The last time Europe entered into a Dark Age, they also had problems with Vandals.
A surveillance camera caught a group of four to five apparently drunk people entering the Paris museum early yesterday morning.
You’d think they would have security to keep drunks out.
Is that Ted Kennedys oldsmobile with the gal he killed in it?
Art critics. I don’t like Monet, either........
I had the honor of viewing many of his works in Chicago and his mastery took my breath away. Compared to the crap that often passes for art these days, Monet is pure genius.
Impressionism A theory or style of painting originating and developed in France during the 1870s, characterized by concentration on the immediate visual impression produced by a scene and by the use of unmixed primary colors and small strokes to simulate actual reflected light.Curious theory. Pleasant blurry painting of sailboats. No great loss, in the grand scheme of things. When did painting become a weird religion?
Imagine getting a quarter mil for this piece of art by Cy Twombly.
Friggin idiots, my kid will do it for $24.99 plus postage and handling...
When the Impressionists took over, art went downhill from there................
It’s a painting cherished by millions.
That it isn’t explicitly religious or that some cherish it as something of what you interpret as false divine inspiration, it is all right to destroy?

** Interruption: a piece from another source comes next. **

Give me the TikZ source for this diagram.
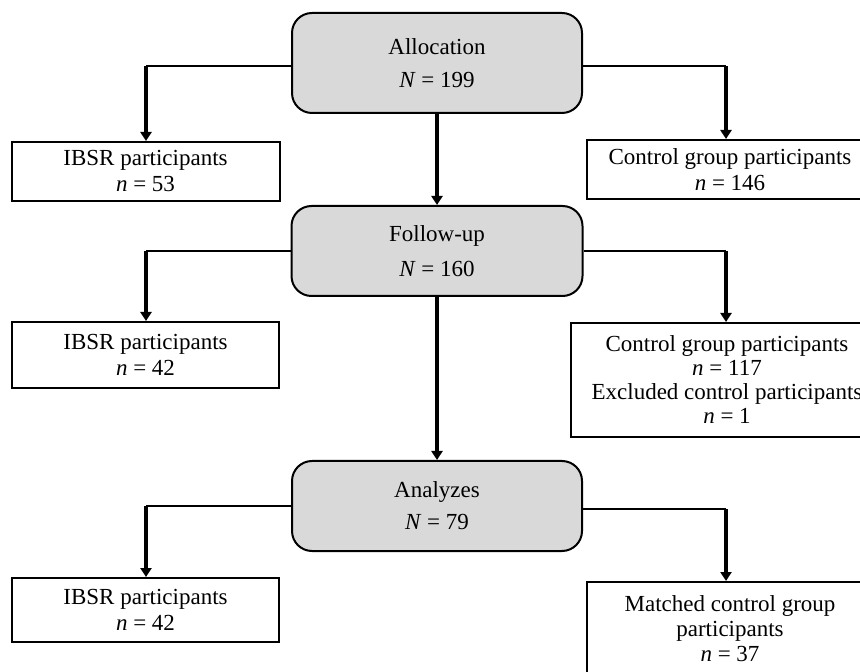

Do you not believe in an artistic mandate, of divine inspiration in arts that may even be secular?
Curious line from someone whose posts I usually respect.
Where’s the link to order your kid’s art??? ;)
Yeah, except this time the Vandals are part of the local population.
The Vandals were a Germanic tribe that eventually settled in Southern Spain and North Africa. They were not as barbaric as frequently painted in history.
Its a painting cherished by millions.
So are Big Macs. OK, the painting is better, but...
That it isnt explicitly religious or that some cherish it as something of what you interpret as false divine inspiration, it is all right to destroy?
No. My point is that the painting is greatly over-rated because it's part of a greatly over-rated movement. If the painting wasn't Impressionist, but Realist, it would be rightly regarded as mundane.
Do you not believe in an artistic mandate, of divine inspiration in arts that may even be secular?
Yes, but I don't believe that this is one of them.
I'm an illustrator by trade, and the subject matter of most of my paintings is also largely mundane, but I don't claim that it's more than what it is.
That’s a beautiful painting. They should have taken out some crap by Dali instead.
Just... don't. I can't take it.
My wife says, "why don't you do stuff that sells like that?" I try to explain to her that no one really likes this crap. The prices are driven up by investors who want to make a killing buying and selling... paint on paper. I can't bring myself to call it art.
Anyway, my explanation has never worked.
Museum investigator Lt. Bookman warned that, after the attack on the Monet, the perps may attempt to vandalize the Manet and the Tippy Tippy Day Day.